Einen Mimi Kraus gibt es nicht

Auf dem Feld noch nicht in Erscheinung getreten ist einzig Simon Ernst. „Er hat jetzt ein bisschen die Rolle, dass er eingesetzt wird, wenn Not am Mann ist, das ist ja bei mir ähnlich“, sagt Erik Schmidt. Für ihn ist der 21-jährige Gummersbacher aber „eines der größten Rückraum-Talente.“ Und ein trotz seines Nachnamens recht unterhaltsamer Zeitgenosse. „Simon hat einen extrem ironischen Humor.

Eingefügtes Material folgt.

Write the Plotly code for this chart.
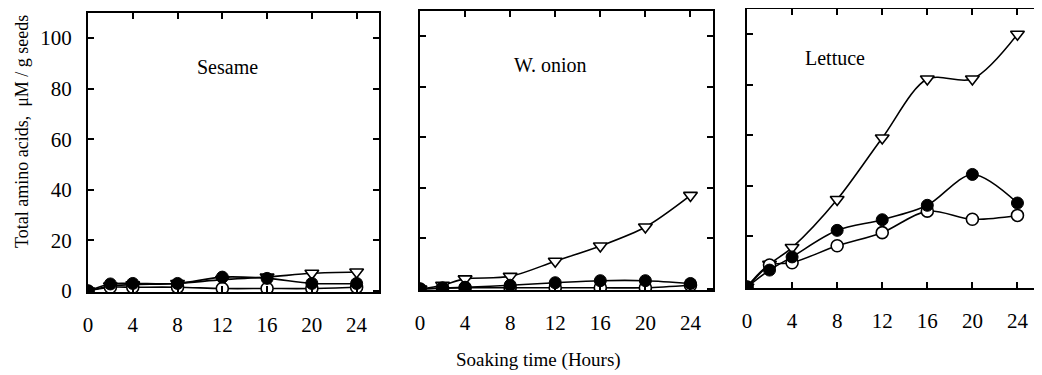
import plotly.graph_objects as go

hours = [0, 2, 4, 8, 12, 16, 20, 24]
panel_names = ["Sesame", "W. onion", "Lettuce"]

sesame_open = [0, 1.5, 1.5, 1.5, 1.0, 1.0, 1.0, 1.5]
sesame_filled = [0, 2.8, 3.0, 3.0, 5.5, 5.0, 3.0, 3.0]
sesame_tri = [0, 2.0, 2.5, 3.0, 4.5, 5.5, 7.0, 7.5]

onion_open = [0, 0.3, 0.5, 0.5, 0.5, 0.5, 0.5, 1.5]
onion_filled = [0, 0.4, 0.7, 1.5, 2.5, 3.3, 3.3, 2.2]
onion_tri = [0, 1.5, 4.0, 5.0, 11.0, 17.0, 24.5, 37.0]

lettuce_open = [0, 8.7, 9.6, 16.3, 21.5, 30.0, 26.8, 28.3]
lettuce_filled = [0, 6.7, 11.9, 22.4, 26.6, 32.3, 44.5, 33.2]
lettuce_tri = [0, 9.0, 15.6, 34.6, 58.9, 82.2, 82.2, 99.9]

x_ticks = [0, 4, 8, 12, 16, 20, 24]
y_ticks = [0, 20, 40, 60, 80, 100]

series = [
    (sesame_tri, sesame_open, sesame_filled),
    (onion_tri, onion_open, onion_filled),
    (lettuce_tri, lettuce_open, lettuce_filled),
]

# the page body has an 8px default margin, so the figure is drawn 8px in from the
# window's top-left corner; size the figure to fill the rest of the 1042x375 window
OFF = 8
W, H = 1042 - OFF, 375 - OFF
FONT = "Liberation Serif, Times New Roman, serif"


def px_x(p):
    return (p - OFF) / W


def px_y(p):
    return 1 - (p - OFF) / H


# window-pixel geometry of each panel: (left, right, top, bottom)
boxes = [(88, 379, 12.7, 292.3), (420, 713, 10.7, 290.3), (747, 1040, 8.7, 288.3)]

fig = go.Figure()
for i, (tri, opn, fil) in enumerate(series):
    xa = "x" if i == 0 else f"x{i+1}"
    ya = "y" if i == 0 else f"y{i+1}"
    line = dict(color="black", width=1.6, shape="spline", smoothing=0.9)
    fig.add_trace(go.Scatter(x=hours, y=tri, xaxis=xa, yaxis=ya, mode="lines+markers",
                             line=line,
                             marker=dict(symbol="triangle-down", size=12, color="white",
                                         line=dict(color="black", width=1.6))))
    fig.add_trace(go.Scatter(x=hours, y=opn, xaxis=xa, yaxis=ya, mode="lines+markers",
                             line=line,
                             marker=dict(symbol="circle", size=12, color="white",
                                         line=dict(color="black", width=1.6))))
    fig.add_trace(go.Scatter(x=hours, y=fil, xaxis=xa, yaxis=ya, mode="lines+markers",
                             line=line,
                             marker=dict(symbol="circle", size=12, color="black",
                                         line=dict(color="black", width=1))))

layout = dict(width=W, height=H, margin=dict(l=0, r=0, t=0, b=0, pad=0, autoexpand=False),
              paper_bgcolor="white", plot_bgcolor="white", showlegend=False,
              template="none",
              font=dict(family=FONT, color="black", size=21))

for i, (l, r, t, b) in enumerate(boxes):
    sx = "" if i == 0 else str(i + 1)
    layout["xaxis" + sx] = dict(
        domain=[px_x(l), px_x(r)], range=[0, 26], anchor="y" + sx, automargin=False,
        tickvals=x_ticks, ticks="inside", ticklen=6, tickwidth=1.5, tickcolor="black",
        showline=True, linecolor="black", linewidth=2, mirror="ticks",
        showgrid=False, zeroline=False, ticklabelstandoff=12,
        tickfont=dict(family=FONT, size=21, color="black"))
    layout["yaxis" + sx] = dict(
        domain=[px_y(b), px_y(t)], range=[-0.5, 110], anchor="x" + sx, automargin=False,
        tickvals=y_ticks, ticks="inside", ticklen=6, tickwidth=1.5, tickcolor="black",
        showline=True, linecolor="black", linewidth=2, mirror="ticks",
        showgrid=False, zeroline=False, showticklabels=(i == 0), ticklabelstandoff=10,
        tickfont=dict(family=FONT, size=21, color="black"))

fig.update_layout(**layout)

label_pos = [(12.5, 88.5), (11.6, 88.5), (7.8, 90.5)]
for i, name in enumerate(panel_names):
    sx = "" if i == 0 else str(i + 1)
    fig.add_annotation(text=name, x=label_pos[i][0], y=label_pos[i][1],
                       xref="x" + sx, yref="y" + sx, showarrow=False,
                       xanchor="center", yanchor="middle",
                       font=dict(family=FONT, size=20, color="black"))

fig.add_annotation(text="Soaking time (Hours)", x=px_x(538), y=px_y(360),
                   xref="paper", yref="paper", showarrow=False,
                   xanchor="center", yanchor="middle",
                   font=dict(family=FONT, size=19, color="black"))
fig.add_annotation(text="Total amino acids,  μM / g seeds", x=px_x(22), y=px_y(132),
                   xref="paper", yref="paper", showarrow=False, textangle=-90,
                   xanchor="center", yanchor="middle",
                   font=dict(family=FONT, size=18, color="black"))

fig.write_html("out.html")
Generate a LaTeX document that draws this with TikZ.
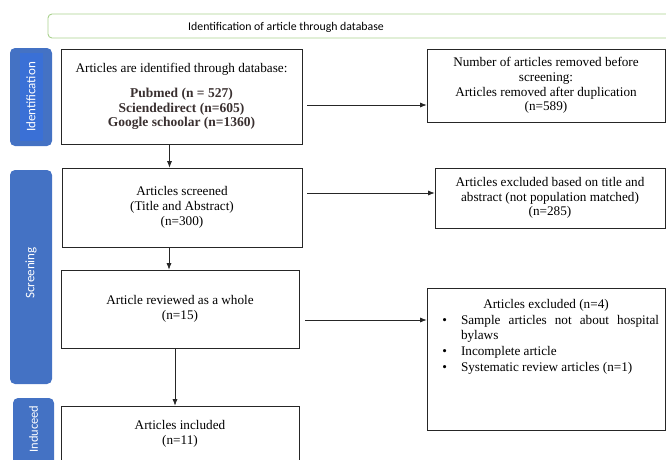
\documentclass[tikz,border=0pt]{standalone}
\usepackage{fontspec}
\setmainfont{Liberation Serif}
\newfontfamily\calibri{Carlito}
\usepackage{enumitem}
\usetikzlibrary{arrows.meta}
\definecolor{tabblue}{HTML}{4472C4}
\definecolor{tabstripe}{HTML}{3A70D6}
\definecolor{bannergreen}{HTML}{A9D18E}
\definecolor{dbtext}{HTML}{3A3030}

\begin{document}
\begin{tikzpicture}[x=1pt,y=-1pt,
  box/.style={draw=black!85, line width=0.7pt, fill=white, align=center, inner sep=2pt,
    font=\fontsize{13.2}{14.7}\selectfont},
  arr/.style={-{Latex[length=6.5pt,width=5pt]}, line width=0.7pt, black!85},
  tab/.style={fill=tabblue, rounded corners=5pt},
  tablabel/.style={rotate=90, text=white, font=\calibri\fontsize{13}{15}\selectfont}]
\useasboundingbox (0,0) rectangle (666,459);

% heading band
\draw[bannergreen, line width=0.9pt, rounded corners=4pt] (48,14) rectangle (700,38);
\node[font=\calibri\fontsize{11.8}{14}\selectfont] (banner) at (286,27) {Identification of article through database};

% side tabs
\fill[tab] (10,48) rectangle (52,146);
\fill[tabstripe] (20,53) rectangle (43,141);
\node[tablabel] (idtab) at (31,97) {Identification};
\fill[tab] (10,170) rectangle (52,384);
\node[tablabel] (scrtab) at (31,273) {Screening};
\fill[tab] (13,398) rectangle (54,490);
\node[tablabel, font=\calibri\fontsize{12.5}{15}\selectfont] (inctab) at (33.5,429) {Induceed};

% boxes
\node[box, minimum width=241pt, minimum height=95pt] (found) at (181.5,96.5)
  {Articles are identified through database:\\[10pt]
   {\color{dbtext}\bfseries\fontsize{13.5}{13.5}\selectfont Pubmed (n = 527)}\\
   {\color{dbtext}\bfseries\fontsize{13.5}{13.5}\selectfont Sciendedirect (n=605)}\\
   {\color{dbtext}\bfseries\fontsize{13.5}{13.5}\selectfont Google schoolar (n=1360)}};
\node[box, minimum width=238pt, minimum height=73pt] (removed) at (546,85.5)
  {Number of articles removed before\\ screening:\\ Articles removed after duplication\\ (n=589)};
\node[box, minimum width=240pt, minimum height=79pt] (screened) at (182,207.5)
  {Articles screened\\ (Title and Abstract)\\ (n=300)};
\node[box, minimum width=230pt, minimum height=60pt] (excltitle) at (550,198)
  {Articles excluded based on title and\\ abstract (not population matched)\\ (n=285)};
\node[box, minimum width=238pt, minimum height=78pt] (reviewed) at (180,309)
  {Article reviewed as a whole\\ (n=15)};
\node[box, minimum width=238pt, minimum height=142pt] (exclfull) at (546,359)
  {\begin{minipage}[c][120pt][t]{226pt}
   {\centering Articles excluded (n=4)\par}
   \begin{itemize}[leftmargin=28pt, labelsep=14pt, itemsep=1.5pt, topsep=1.5pt, parsep=0pt, partopsep=0pt]
   \item Sample articles not about hospital \mbox{bylaws}
   \item Incomplete article
   \item Systematic review articles (n=1)
   \end{itemize}
   \end{minipage}};
\node[box, minimum width=238pt, minimum height=56pt] (included) at (180,434)
  {Articles included\\ (n=11)};

% connectors
\draw[arr] ([xshift=5pt,yshift=-8.5pt]found.east) coordinate (f1) -- (f1 -| removed.west);
\draw[arr] ([xshift=-12pt]found.south) coordinate (f2) -- (f2 |- screened.north);
\draw[arr] ([xshift=5pt,yshift=14.5pt]screened.east) coordinate (s1) -- (s1 -| excltitle.west);
\draw[arr] ([xshift=-13pt]screened.south) coordinate (s2) -- (s2 |- reviewed.north);
\draw[arr] ([xshift=6pt,yshift=-11pt]reviewed.east) coordinate (r1) -- (r1 -| exclfull.west);
\draw[arr] ([xshift=-5pt]reviewed.south) coordinate (r2) -- (r2 |- included.north);
\end{tikzpicture}
\end{document}
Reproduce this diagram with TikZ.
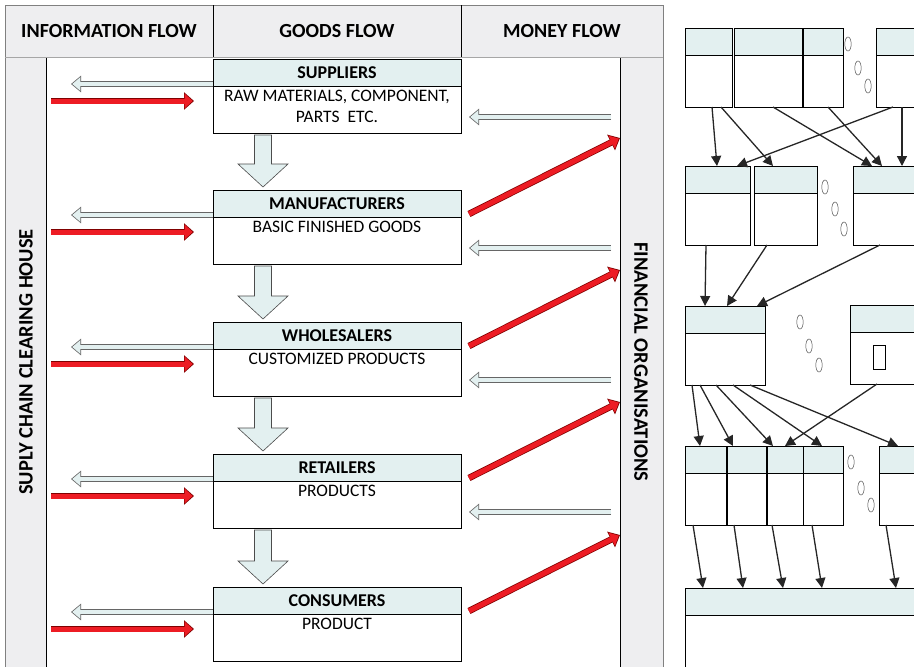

Das muss man einschätzen lernen, ist aber sehr lustig“, sagt Schmidt.

Den größten Spaßvogel kann er aber innerhalb des Teams nicht benennen. „So einen, wie Mimi Kraus, der so herausstach, haben wir jetzt nicht mehr“, sagt Schmidt. Gleiches gilt für das Spielfeld. „Wir haben 16 gleichwertige Spieler, und das ist glaube ich unsere größte Stärke“, sagt Tobias Reichmann.

Dieses Miteinander hat Erik Schmidt auch im Trainerteam beobachtet: „Ich weiß, dass Dagur immer einen Plan hat, aber er macht das ja nicht allein. Das Team mit den Co-Trainern Alex Haase und Axel Kromer funktioniert einfach gut“, sagt er. Hierarchien sind im deutschen Team jedenfalls nicht auszumachen.